The percent change in RI was also examined between using national norms and local-building norms. Positive values indicate that local-building norms increased RIs, and negative values indicate that local-building norms decreased the RIs. There were meaningful changes (greater than 20% change in RI) with the MEAN method for Black, Hispanic, and multiracial/multi-ethnic students (RI changes of 81%, 23%, and 21%, respectively; Table 6). However, only the change in RI for Black students was significant (i.e., the 95% CI did not contain 0). There were also meaningful changes for the AND method for Black and multiracial/multi-ethnic students (25% and 22% respectively), but only the change in RI for multiracial/multi-ethnic students was significant. Lastly, there were no meaningful changes to Asian or White student RIs, but the decreases in RIs for White students were significant.

Table 6.

Percent Change in Representation Indices When Using the 90th Percentile as the Cut Score

Race	MEAN	OR	AND
Asian	9 [−19; 45]	12 [-1; 26]	6 [-16; 34]
Black	81* [6; 289]	8 [-4; 21]	25 [-4; 68]
Hispanic	23 [−8; 67]	9 [-1; 18]	4 [-16; 25]
Multi	21 [−6; 54]	2 [-6; 13]	22* [4; 47]
White	−6* [−11; −3]	−3* [-5; −1]	−5* [-8; −2]

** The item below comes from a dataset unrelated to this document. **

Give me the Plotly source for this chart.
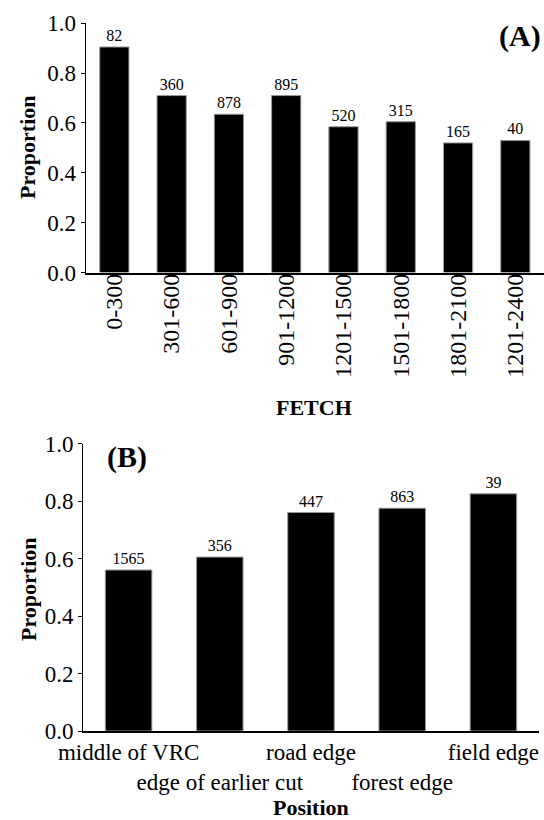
import plotly.graph_objects as go

# Panel A data
fetch_cats = ["0-300", "301-600", "601-900", "901-1200", "1201-1500", "1501-1800", "1801-2100", "1201-2400"]
fetch_prop = [0.905, 0.71, 0.635, 0.71, 0.585, 0.605, 0.52, 0.53]
fetch_n = [82, 360, 878, 895, 520, 315, 165, 40]

# Panel B data
pos_cats = ["middle of VRC", "edge of earlier cut", "road edge", "forest edge", "field edge"]
pos_prop = [0.56, 0.605, 0.76, 0.775, 0.825]
pos_n = [1565, 356, 447, 863, 39]

FONT = "Liberation Serif"
W, H = 544, 820

fig = go.Figure()

fig.add_trace(go.Bar(
    x=list(range(len(fetch_cats))), y=fetch_prop,
    text=[str(v) for v in fetch_n], textposition="outside",
    textfont=dict(family=FONT, size=16, color="black"),
    marker=dict(color="black", line=dict(color="#999999", width=1)),
    cliponaxis=False, xaxis="x", yaxis="y", showlegend=False,
))
fig.add_trace(go.Bar(
    x=list(range(len(pos_cats))), y=pos_prop,
    text=[str(v) for v in pos_n], textposition="outside",
    textfont=dict(family=FONT, size=16, color="black"),
    marker=dict(color="black", line=dict(color="#999999", width=1)),
    cliponaxis=False, xaxis="x2", yaxis="y2", showlegend=False,
))

pos_ticktext = [("<br>" + c) if i % 2 == 1 else c for i, c in enumerate(pos_cats)]

yax_common = dict(
    range=[0, 1.0], dtick=0.2, tick0=0, tickformat=".1f", automargin=False,
    showgrid=False, zeroline=False, showline=True, linecolor="black", linewidth=1,
    ticks="outside", ticklen=4, tickcolor="black",
    tickfont=dict(family=FONT, size=23, color="black"),
)

def ann(text, x, y, size=22, angle=0, xanchor="center"):
    return dict(text=text, textangle=angle, x=x / W, y=1 - y / H,
                xref="paper", yref="paper", showarrow=False,
                xanchor=xanchor, yanchor="middle",
                font=dict(family=FONT, size=size, color="black"))

fig.update_layout(
    template="none",
    width=W, height=H,
    margin=dict(l=0, r=0, t=0, b=0, pad=0),
    paper_bgcolor="white", plot_bgcolor="white",
    bargap=0.49,
    font=dict(family=FONT, color="black"),
    xaxis=dict(
        domain=[85.7 / W, 1.0], anchor="y", automargin=False,
        range=[-0.5, 7.5], tickmode="array",
        tickvals=list(range(len(fetch_cats))), ticktext=fetch_cats,
        tickangle=-90, ticks="", showgrid=False, zeroline=False,
        ticklabelstandoff=-10,
        showline=True, linecolor="black", linewidth=1.5,
        tickfont=dict(family=FONT, size=24, color="black"),
    ),
    yaxis=dict(domain=[1 - 272.5 / H, 1 - 23.3 / H], anchor="x", **yax_common),
    xaxis2=dict(
        domain=[83 / W, 539 / W], anchor="y2", automargin=False,
        range=[-0.5, 4.5], tickmode="array",
        tickvals=list(range(len(pos_cats))), ticktext=pos_ticktext,
        tickangle=0, ticks="", showgrid=False, zeroline=False,
        showline=True, linecolor="black", linewidth=1.5,
        tickfont=dict(family=FONT, size=23, color="black"),
    ),
    yaxis2=dict(domain=[1 - 731 / H, 1 - 443.5 / H], anchor="x2", **yax_common),
    annotations=[
        ann("<b>Proportion</b>", 28, 148, angle=-90),
        ann("<b>FETCH</b>", 314, 407),
        ann("<b>(A)</b>", 543, 36, size=30, xanchor="right"),
        ann("<b>Proportion</b>", 28, 590, angle=-90),
        ann("<b>Position</b>", 311, 807),
        ann("<b>(B)</b>", 105, 457, size=30, xanchor="left"),
    ],
)

fig.write_html(
    "out.html",
    config={"displayModeBar": False},
    post_script="document.body.style.margin='0';document.body.style.padding='0';",
)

Note. All values are reported as percentages. Positive values indicate that local-building norms led to increased representation, while negative values indicate decreased representation. Bolded values indicate meaningful change (i.e., greater than 20%). Values in brackets indicate 95% confidence interval. Multi = Multiracial/multi-ethnic.

*p < .05.

Research Question 2

The second research question examined the effects of score combination methods on identifying historically marginalized students for gifted programs when controlling for the number of individuals identified. The data from the current study identified more students using the OR score combination method (n = 1,972) compared to the AND (n = 740) and MEAN (n = 413) score combination methods, when employing a fixed cut score of 90th percentile and national norms. Similarly, the OR score combination method identified more students (n = 1,856) than the AND (n = 634) and the MEAN (n = 364) score combination methods when using local-building norms. A different cut score was used for each method, resulting in approximately 10% of the top student performers being identified. The number of individuals using national norms ranged from 707 to 740, and 722 to 753 using local-building norms (Table 3).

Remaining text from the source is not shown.